New York state officially banned fracking this week, putting a rubber stamp on what had been a de facto stand-offish policy towards the controversial drilling technique. Citing safety and health concerns the state issued a moratorium on fracking seven years ago, and earlier this week Governor Andrew Cuomo’s Administration released a 43-page report that alleged growing uncertainty over “the potential significant adverse environmental and public health impacts” of fracking.
But making the ban official won’t do much to wind down the controversy. New York’s findings seem to run counter to the research of the EPA itself, which just last month released its own report—the most comprehensive of its kind at the federal level—that found fracking could not be linked with any “widespread, systemic impact on drinking water.”
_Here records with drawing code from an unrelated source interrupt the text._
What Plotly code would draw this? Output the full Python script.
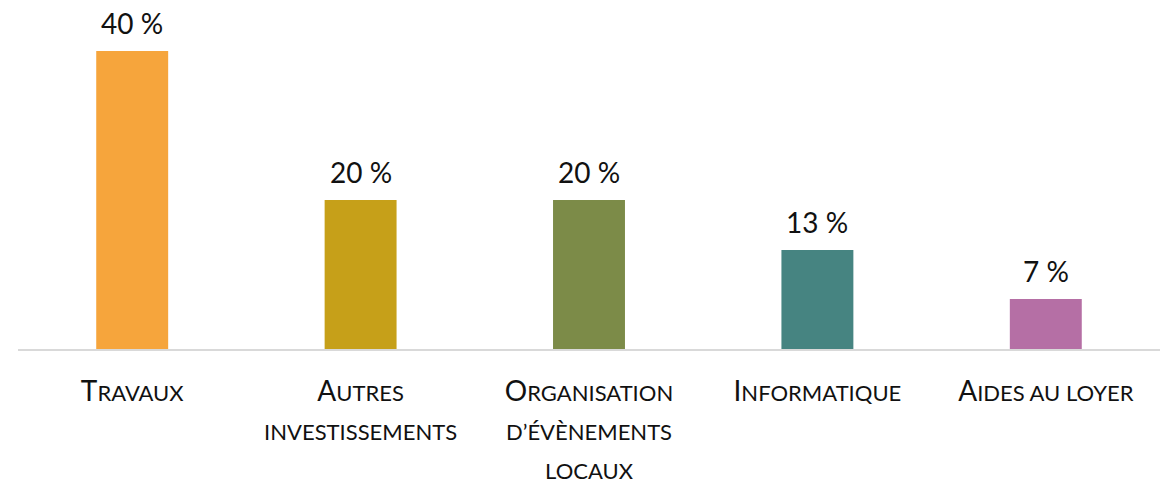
import plotly.graph_objects as go

categories = ["Travaux", "Autres investissements", "Organisation d'évènements locaux", "Informatique", "Aides au loyer"]
values = [40, 20, 20, 13.3, 6.7]
value_labels = ["40 %", "20 %", "20 %", "13 %", "7 %"]
tick_labels = [
    ["T|RAVAUX"],
    ["A|UTRES", "|INVESTISSEMENTS"],
    ["O|RGANISATION", "|D\u2019ÉVÈNEMENTS", "|LOCAUX"],
    ["I|NFORMATIQUE"],
    ["A|IDES AU LOYER"],
]
colors = ["#F6A53C", "#C6A019", "#7C8B48", "#468481", "#B56FA5"]

FONT = "Lato"
BIG = 28
SMALL = 22
TEXT_COLOR = "#111111"


def small_caps(lines):
    out = []
    for ln in lines:
        big, small = ln.split("|")
        s = ""
        if big:
            s += f"<span style='font-size:{BIG}px'>{big}</span>"
        s += f"<span style='font-size:{SMALL}px'>{small}</span>"
        out.append(s)
    return "<br>".join(out)


ticktext = [small_caps(t) for t in tick_labels]

fig = go.Figure(
    go.Bar(
        x=categories,
        y=values,
        marker=dict(color=colors, line=dict(width=0)),
        width=0.315,
        hoverinfo="skip",
    )
)

for c, v, lab in zip(categories, values, value_labels):
    fig.add_annotation(
        x=c, y=v, text=lab, showarrow=False, yanchor="bottom",
        yshift=9, font=dict(family=FONT, size=28, color=TEXT_COLOR),
    )

fig.update_layout(
    width=1168,
    height=484,
    margin=dict(l=18, r=8, t=10, b=135),
    plot_bgcolor="white",
    paper_bgcolor="white",
    showlegend=False,
)
fig.update_xaxes(
    tickmode="array",
    tickvals=categories,
    ticktext=ticktext,
    tickfont=dict(family=FONT, size=30, color=TEXT_COLOR),
    showline=True,
    linecolor="#D9D9D9",
    linewidth=2,
    ticks="",
    showgrid=False,
    automargin=False,
    ticklabelstandoff=14,
)
fig.update_yaxes(visible=False, range=[0, 45.5])

fig.write_html(
    "out.html",
    config={"displayModeBar": False, "staticPlot": True},
    post_script="document.body.style.margin='0';",
)
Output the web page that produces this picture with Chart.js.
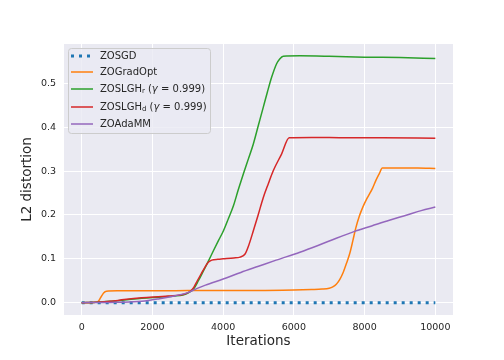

The Northeast is host to the Marcellus shale formation, and fracking has increased natural gas production within the region more than seven-fold since 2010. Unlike its northern neighbor, Pennsylvania hasn’t turned down the shale opportunity, but as the WSJ reports the industry climate there seems to be moving in a negative direction:
Since taking over from a Republican administration this year, Democratic Pennsylvania Gov. Tom Wolf repeatedly has said he supports the state’s booming shale gas industry. But lately, the industry is questioning his commitment.
State regulators, who have begun reviewing dozens of environmental cases the previous administration handled, recently imposed an $8.9 million fine for a gas well they said is contaminating drinking water—the largest ever against a gas operator in state history.
The state is also proposing a raft of stricter drilling rules to prevent wastewater from contaminating drinking water sources. And industry officials are upset that the Wolf administration earlier this month slashed its estimate of state jobs supported by the shale-gas industry to 89,000 from the previous administration’s estimate of more than 200,000.
Contrasted with the Eagle Ford or Bakken shale formations (which can be found in Texas and North Dakota, respectively), the Marcellus is buried underneath a more densely populated part of the country. As we’re seeing, communities there are clearly concerned over the safety of these practices.
But are blanket bans the best way to address those concerns? Part of what has helped facilitate the shale boom has been the mineral rights afforded to American landowners. If oil or gas is found on your property elsewhere in the world, you groan, because it means the state is coming in to play plumber. Here in the U.S., you own what’s underneath you, so landowners can decide at the most local level whether or not the trade-offs make sense for them. A state-wide ban deprives many people from making that decision.